On Friday, main markets were closed for holidays.
World’s Markets:
- China’s FDI fell 10.8% to $36.9B in Q1 2025 after a record 27.1% drop in 2024, hurt by weak foreign confidence, deflation risks, and US tariff threats. However, potential tech sector easing and stimulus may revive inflows later.
- Japan’s Nikkei rose on trade deal hopes. March inflation cooled to 3.6%, while core rose to 3.2%. BOJ may hold rates at 0.5% next week. Meanwhile, Japan’s finance minister denied claims of deliberate yen weakening, stating Tokyo’s recent intervention supported the currency.

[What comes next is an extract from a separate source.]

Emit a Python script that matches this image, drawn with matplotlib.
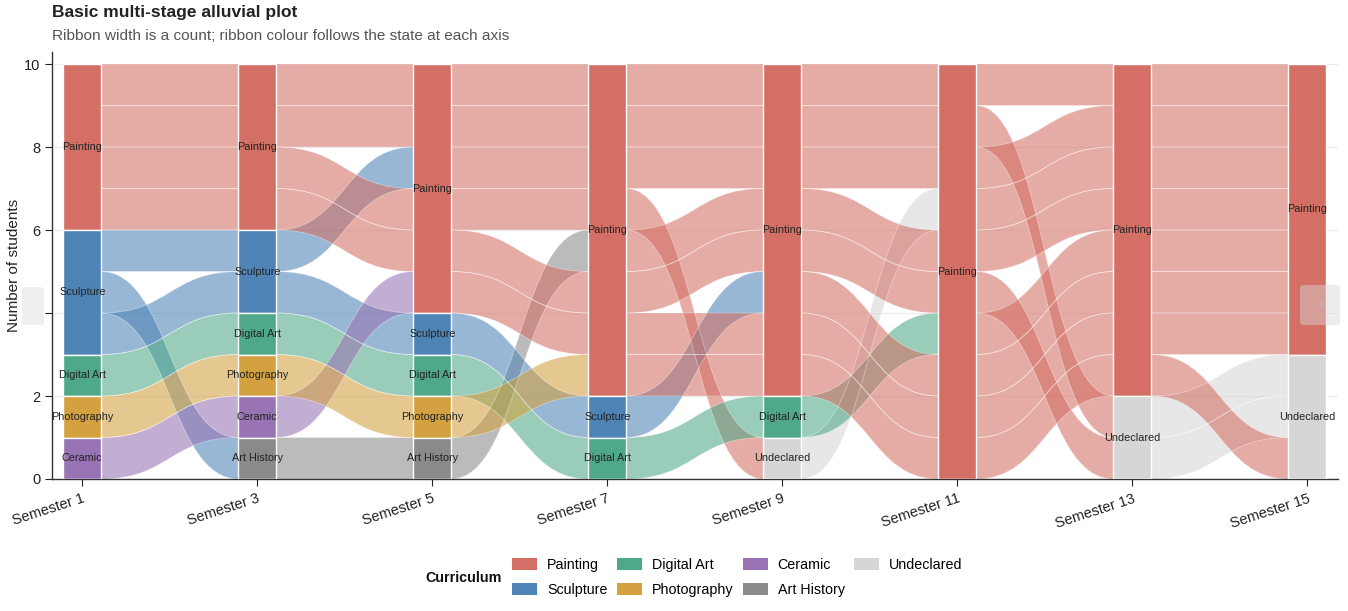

- Indonesia was set a 60-day deadline to negotiate a 32% tariff on Indonesian imports, covering trade, minerals, and supply chains. Indonesia will boost American oil, gas, and farm imports.
Crypto:
- Most cryptos were fluctuating near their yearly lows.
On Week 17, tariff uncertainty and trade tensions will fuel market volatility. Investors will monitor earnings from major firms like Tesla, Boeing, and SAP. Global PMI data, home sales, and EU confidence gauges will be key. China’s PBoC is expected to hold rates steady.
Comment: What’s Up With Politics?
The previous White House administration was an embodiment of what is wrong with the left wing of the political spectrum — a policy of ‘too little, too late.’ Aging government bureaucrats, led by a ‘leader’ who was literally decomposing before our eyes, proved to be incapable of meeting the demands of the new age of unhinged tech. The new administration, although packed with ‘young and hungry’ individuals, is essentially also led by older folks who have tried to gain — and then cling to — power by shifting from ‘not moving at all’ to ‘crazy fast.’ However, the results they have achieved so far are close to catastrophic. Still, the desperate public and their elected representatives are willing to give them all the time in the world they need to destroy everything. It seems that Churchill’s 1942 saying, ‘You can always count on Americans to do the right thing — after they’ve tried everything else,’ remains true 83 years later.